HPAnalytics

HPAnalytics

  • Doc
  • Blog

›Core SPIDAL

Image Processing

  • Image Processing

Biomolecular Simulations

  • Biomolecular Simulations
  • CPPTRAJ
  • MDAnalysis
  • PMDA
  • RADICAL-Cybertools

Core SPIDAL

  • SPIDAL Core Algorithms

Harp

  • HARP

People

  • Members

Publications

  • Publications

SPIDAL Core Algorithms

DA-MDS

Deterministic Annealing Multidimensional Scaling (DA-MDS) is a high performance implementation of the WDA-SMACOF algorithm.

Success Stories

  • Million Sequence Clustering at http://salsahpc.indiana.edu/millionseq/
  • The Fungi Phylogenetic Project at http://salsafungiphy.blogspot.com/

Prerequisites

  1. Operating System
  • SPDIAL is extensively tested and known to work on,
    • Red Hat Enterprise Linux Server release 6.7 (Santiago)
    • Red Hat Enterprise Linux Server release 5.10 (Tikanga)
    • Ubuntu 12.04.3 LTS
    • Ubuntu 12.10
  • This may work in Windows systems depending on the ability to setup OpenMPI properly, however, this has not been tested and we recommend choosing a Linux based operating system instead.
  1. Java
  • Download Oracle JDK 8 from http://www.oracle.com/technetwork/java/javase/downloads/index.html
  • Extract the archive to a folder named jdk1.8.0
  • Set the following environment variables.
  JAVA_HOME=<path-to-jdk1.8.0-directory>
  PATH=$JAVA_HOME/bin:$PATH
  export JAVA_HOME PATH
  1. Apache Maven
  • Download latest Maven release from http://maven.apache.org/download.cgi
  • Extract it to some folder and set the following environment variables.
  MVN_HOME=<path-to-Maven-folder>
  $PATH=$MVN_HOME/bin:$PATH
  export MVN_HOME PATH
  1. OpenMPI
  • We recommend using OpenMPI 1.10.1 although it work with the previous 1.8 versions. Note, if using a version other than 1.10.1 please remember to set Maven dependency appropriately in the pom.xml.

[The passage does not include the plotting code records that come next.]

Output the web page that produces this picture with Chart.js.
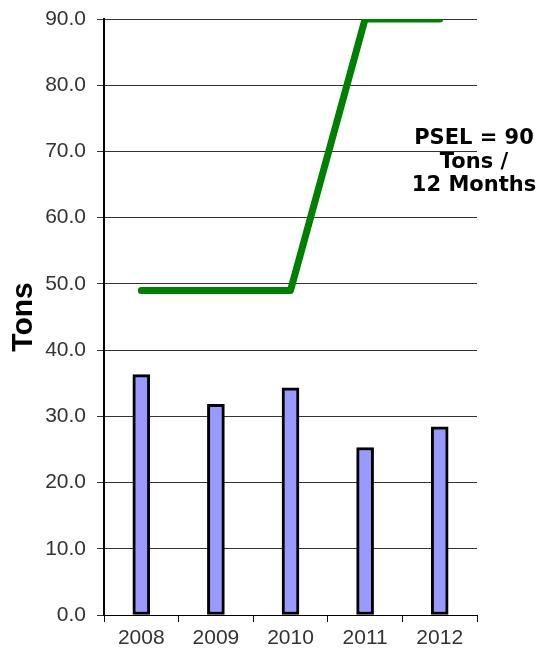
<!DOCTYPE html>
<html>
<head>
<meta charset="utf-8">
<script src="https://cdn.jsdelivr.net/npm/chart.js@4.4.0/dist/chart.umd.min.js"></script>
<style>
    html, body { margin: 0; padding: 0; background: #fff; }
    #wrap { width: 550px; height: 652px; position: relative; }
</style>
</head>
<body>
<div id="wrap"><canvas id="tonsChart"></canvas></div>
<script>
// Yearly emissions vs. the permit limit
const years = ['2008', '2009', '2010', '2011', '2012'];
const actualTons = [36.3, 31.8, 34.3, 25.3, 28.4];
const pselTons = [49, 49, 49, 90, 90];
const yTicks = [0, 10, 20, 30, 40, 50, 60, 70, 80, 90];
const noteLines = ['PSEL = 90', 'Tons /', '12 Months'];

// Text block to the right of the plot
const notePlugin = {
    id: 'psellabel',
    afterDraw(chart) {
        const ctx = chart.ctx;
        const y = chart.scales.y;
        ctx.save();
        ctx.font = 'bold 21px "DejaVu Sans", Verdana, sans-serif';
        ctx.fillStyle = '#000';
        ctx.textAlign = 'center';
        ctx.textBaseline = 'middle';
        const cx = 474;
        const top = y.getPixelForValue(71.9);
        noteLines.forEach((line, i) => {
            ctx.fillText(line, cx, top + i * 23.5);
        });
        ctx.restore();
    }
};

const tickFont = { family: '"Liberation Sans", Arial, sans-serif', size: 21 };

new Chart(document.getElementById('tonsChart'), {
    data: {
        labels: years,
        datasets: [
            {
                type: 'line',
                label: 'PSEL',
                data: pselTons,
                borderColor: '#008000',
                borderWidth: 7,
                borderCapStyle: 'round',
                borderJoinStyle: 'round',
                pointRadius: 0,
                tension: 0,
                order: 0
            },
            {
                type: 'bar',
                label: 'Tons',
                data: actualTons,
                backgroundColor: '#9999ff',
                borderColor: '#000',
                borderWidth: 3,
                borderSkipped: false,
                barThickness: 17,
                order: 1
            }
        ]
    },
    options: {
        responsive: true,
        maintainAspectRatio: false,
        animation: false,
        layout: { padding: { top: 19, right: 73, bottom: 0, left: 0 } },
        plugins: {
            legend: { display: false },
            tooltip: { enabled: false }
        },
        scales: {
            x: {
                offset: true,
                afterFit(scale) { scale.height = 37; },
                grid: {
                    offset: true,
                    drawOnChartArea: false,
                    drawTicks: true,
                    tickLength: 7,
                    color: '#000'
                },
                border: { color: '#000', width: 1 },
                ticks: {
                    color: '#333',
                    padding: 4,
                    font: tickFont
                }
            },
            y: {
                min: 0,
                max: 90,
                afterFit(scale) {
                    scale.width = 104;
                    scale.paddingTop = 0;
                    scale.paddingBottom = 0;
                },
                afterBuildTicks(scale) {
                    scale.ticks = yTicks.map(v => ({ value: v }));
                },
                grid: {
                    color: '#333',
                    lineWidth: 1,
                    drawTicks: true,
                    tickLength: 7
                },
                border: { color: '#000', width: 2 },
                ticks: {
                    color: '#333',
                    padding: 11,
                    font: tickFont,
                    callback: v => v.toFixed(1)
                },
                title: {
                    display: true,
                    text: 'Tons',
                    color: '#000',
                    padding: { top: 6, bottom: 0 },
                    font: { family: '"Liberation Sans", Arial, sans-serif', size: 30, weight: 'bold' }
                }
            }
        }
    },
    plugins: [notePlugin]
});
</script>
</body>
</html>
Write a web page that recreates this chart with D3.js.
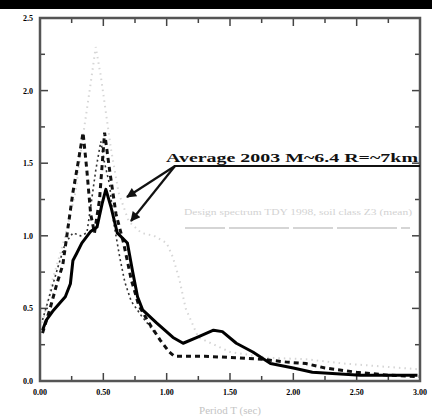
<!DOCTYPE html>
<html>
<head>
<meta charset="utf-8">
<script src="https://cdn.jsdelivr.net/npm/d3@7/dist/d3.min.js"></script>
<style>
  html, body { margin: 0; padding: 0; background: #fff; }
  svg { display: block; }
</style>
</head>
<body>
<svg id="chart" width="432" height="419"></svg>
<script>
// Spectral acceleration vs. period, four records
const periods_solid = [0.02,0.05,0.10,0.16,0.20,0.24,0.26,0.29,0.33,0.40,0.45,0.49,0.52,0.56,0.61,0.69,0.73,0.77,0.81,0.92,1.05,1.13,1.24,1.37,1.44,1.55,1.68,1.82,2.00,2.15,2.53,2.98];
const values_solid  = [0.35,0.42,0.48,0.54,0.58,0.67,0.83,0.88,0.95,1.03,1.06,1.22,1.32,1.20,1.02,0.95,0.76,0.58,0.49,0.40,0.30,0.26,0.30,0.35,0.34,0.26,0.20,0.12,0.09,0.06,0.04,0.04];

const periods_dash = [0.02,0.08,0.13,0.18,0.22,0.26,0.30,0.34,0.37,0.40,0.43,0.47,0.51,0.55,0.60,0.66,0.72,0.78,0.86,0.95,1.02,1.06,1.30,1.55,1.75,1.95,2.10,2.25,2.50,2.75,3.00];
const values_dash  = [0.33,0.50,0.66,0.80,1.05,1.30,1.50,1.71,1.45,1.15,1.02,1.25,1.71,1.45,1.15,0.95,0.70,0.52,0.40,0.28,0.20,0.17,0.17,0.16,0.15,0.13,0.12,0.09,0.06,0.04,0.03];

const periods_fine = [0.02,0.08,0.14,0.20,0.26,0.32,0.37,0.40,0.44,0.48,0.51,0.55,0.58,0.63,0.67,0.72,0.80,0.90];
const values_fine  = [0.42,0.60,0.78,0.95,1.02,1.00,1.02,1.20,1.45,1.65,1.50,1.35,1.10,0.85,0.68,0.55,0.45,0.34];

const periods_gray = [0.02,0.10,0.20,0.28,0.35,0.40,0.44,0.48,0.52,0.56,0.62,0.70,0.80,0.90,1.00,1.05,1.10,1.15,1.25,1.50,1.80,2.10,2.40,2.70,3.00];
const values_gray  = [0.40,0.70,1.00,1.30,1.75,2.05,2.30,2.10,1.85,1.60,1.30,1.10,1.02,1.00,0.95,0.85,0.70,0.50,0.30,0.20,0.16,0.15,0.12,0.10,0.08];

const xTicks = [0, 0.5, 1.0, 1.5, 2.0, 2.5, 3.0];
const yTicks = [0, 0.5, 1.0, 1.5, 2.0, 2.5];

const annotation = "Average 2003 M~6.4 R=~7km";
const grayLegend = "Design spectrum TDY 1998, soil class Z3 (mean)";
const xTitle = "Period T (sec)";

const svg = d3.select("#chart");
const x = d3.scaleLinear().domain([0, 3]).range([40, 420]);
const y = d3.scaleLinear().domain([0, 2.5]).range([381, 18]);

// dark band along the top edge
svg.append("rect").attr("x", 0).attr("y", 0).attr("width", 432).attr("height", 9).attr("fill", "#000");

const minorX = d3.range(0, 3.001, 0.25);
const minorY = d3.range(0, 2.501, 0.25);
const isMajor = v => Math.abs(v * 2 - Math.round(v * 2)) < 1e-6;

// inward ticks on all four sides
const tickG = svg.append("g").attr("stroke", "#444").attr("stroke-width", 1.5);
minorX.forEach(v => {
  const len = isMajor(v) ? 8 : 5;
  tickG.append("line").attr("x1", x(v)).attr("x2", x(v)).attr("y1", y(0)).attr("y2", y(0) - len);
  tickG.append("line").attr("x1", x(v)).attr("x2", x(v)).attr("y1", y(2.5)).attr("y2", y(2.5) + len);
});
minorY.forEach(v => {
  const len = isMajor(v) ? 8 : 5;
  tickG.append("line").attr("y1", y(v)).attr("y2", y(v)).attr("x1", x(0)).attr("x2", x(0) + len);
  tickG.append("line").attr("y1", y(v)).attr("y2", y(v)).attr("x1", x(3)).attr("x2", x(3) - len);
});

// tick labels
svg.append("g").selectAll("text").data(yTicks).join("text")
  .attr("x", 33).attr("y", d => y(d) + 3)
  .attr("text-anchor", "end")
  .attr("font-family", "Liberation Serif, serif").attr("font-weight", "bold").attr("font-size", 8)
  .attr("fill", "#000")
  .text(d => d.toFixed(1));

svg.append("g").selectAll("text").data(xTicks).join("text")
  .attr("x", d => x(d)).attr("y", 395)
  .attr("text-anchor", "middle")
  .attr("font-family", "Liberation Serif, serif").attr("font-weight", "bold").attr("font-size", 8)
  .attr("fill", "#000")
  .text(d => d.toFixed(2));

svg.append("text").attr("x", 230).attr("y", 414).attr("text-anchor", "middle")
  .attr("font-family", "Liberation Serif, serif").attr("font-size", 11).attr("fill", "#c4c4c4")
  .text(xTitle);

const line = d3.line().x(d => x(d[0])).y(d => y(d[1]));
const zip = (a, b) => a.map((v, i) => [v, b[i]]);

// curves
svg.append("path").datum(zip(periods_gray, values_gray)).attr("d", line)
  .attr("fill", "none").attr("stroke", "#d6d6d6").attr("stroke-width", 2).attr("stroke-dasharray", "1.5,4");
svg.append("path").datum(zip(periods_fine, values_fine)).attr("d", line)
  .attr("fill", "none").attr("stroke", "#333").attr("stroke-width", 1.6).attr("stroke-dasharray", "2,3");
svg.append("path").datum(zip(periods_dash, values_dash)).attr("d", line)
  .attr("fill", "none").attr("stroke", "#111").attr("stroke-width", 3).attr("stroke-dasharray", "5,4");
svg.append("path").datum(zip(periods_solid, values_solid)).attr("d", line)
  .attr("fill", "none").attr("stroke", "#000").attr("stroke-width", 3).attr("stroke-linejoin", "round");

// frame
svg.append("rect").attr("x", x(0)).attr("y", y(2.5)).attr("width", x(3) - x(0)).attr("height", y(0) - y(2.5))
  .attr("fill", "none").attr("stroke", "#555").attr("stroke-width", 2.5);

// gray legend entry
svg.append("text").attr("x", 184).attr("y", 215)
  .attr("font-family", "Liberation Serif, serif").attr("font-size", 9).attr("fill", "#d2d2d2")
  .attr("textLength", 228).attr("lengthAdjust", "spacingAndGlyphs")
  .text(grayLegend);
svg.append("line").attr("x1", 185).attr("x2", 410).attr("y1", 228).attr("y2", 228)
  .attr("stroke", "#c8c8c8").attr("stroke-width", 1.5).attr("stroke-dasharray", "40,4,60,4");

// annotation with leader arrows
svg.append("text").attr("x", 166).attr("y", 162)
  .attr("font-family", "Liberation Serif, serif").attr("font-weight", "bold").attr("font-size", 13)
  .attr("fill", "#111")
  .attr("textLength", 252).attr("lengthAdjust", "spacingAndGlyphs")
  .text(annotation);
svg.append("line").attr("x1", 174).attr("x2", 420).attr("y1", 166).attr("y2", 166)
  .attr("stroke", "#111").attr("stroke-width", 2);

svg.append("defs").append("marker").attr("id", "ah")
  .attr("viewBox", "0 0 10 10").attr("refX", 9).attr("refY", 5)
  .attr("markerWidth", 6).attr("markerHeight", 4.5).attr("orient", "auto")
  .append("path").attr("d", "M0,0 L10,5 L0,10 Z").attr("fill", "#111");

[[127, 197], [131, 221]].forEach(([tx, ty]) => {
  svg.append("line").attr("x1", 175).attr("y1", 166).attr("x2", tx).attr("y2", ty)
    .attr("stroke", "#111").attr("stroke-width", 2.2).attr("marker-end", "url(#ah)");
});
</script>
</body>
</html>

  • Download OpenMPI 1.10.1 from http://www.open-mpi.org/software/ompi/v1.10/downloads/openmpi-1.10.1.tar.gz

  • Extract the archive to a folder named openmpi-1.10.1

  • Also create a directory named build in some location. We will use this to install OpenMPI

  • Set the following environment variables

  BUILD=<path-to-build-directory>
  OMPI_1101=<path-to-openmpi-1.10.1-directory>
  PATH=$BUILD/bin:$PATH
  LD_LIBRARY_PATH=$BUILD/lib:$LD_LIBRARY_PATH
  export BUILD OMPI_1101 PATH LD_LIBRARY_PATH
  • The instructions to build OpenMPI depend on the platform. Therefore, we highly recommend looking into the $OMPI_1101/INSTALL file. Platform specific build files are available in $OMPI_1101/contrib/platform directory.
  • In general, please specify --prefix=$BUILD and --enable-mpi-java as arguments to configure script. If Infiniband is available (highly recommended) specify --with-verbs=<path-to-verbs-installation>. Usually, the path to verbs installation is /usr. In summary, the following commands will build OpenMPI for a Linux system.
  cd $OMPI_1101
  ./configure --prefix=$BUILD --enable-mpi-java
  make;make install
  • If everything goes well mpirun --version will show mpirun (Open MPI) 1.10.1. Execute the following command to instal $OMPI_1101/ompi/mpi/java/java/mpi.jar as a Maven artifact.
  mvn install:install-file -DcreateChecksum=true -Dpackaging=jar -Dfile=$OMPI_1101/ompi/mpi/java/java/mpi.jar -DgroupId=ompi -DartifactId=ompijavabinding -Dversion=1.10.1
  • Few examples are available in $OMPI_1101/examples. Please use mpijavac with other parameters similar to javac command to compile OpenMPI Java programs. Once compiled mpirun [options] java -cp <classpath> class-name arguments command with proper values set as arguments will run the MPI Java program.

Building DA-MDS

  • Check all prerequisites are satisfied before building DA-MDS
  • Clone this git repository from git@github.com:DSC-SPIDAL/damds.git Let's call this directory damdshome
  • Once above two steps are completed, building DA-MDS requires only one command, mvn install, issued within damdshome.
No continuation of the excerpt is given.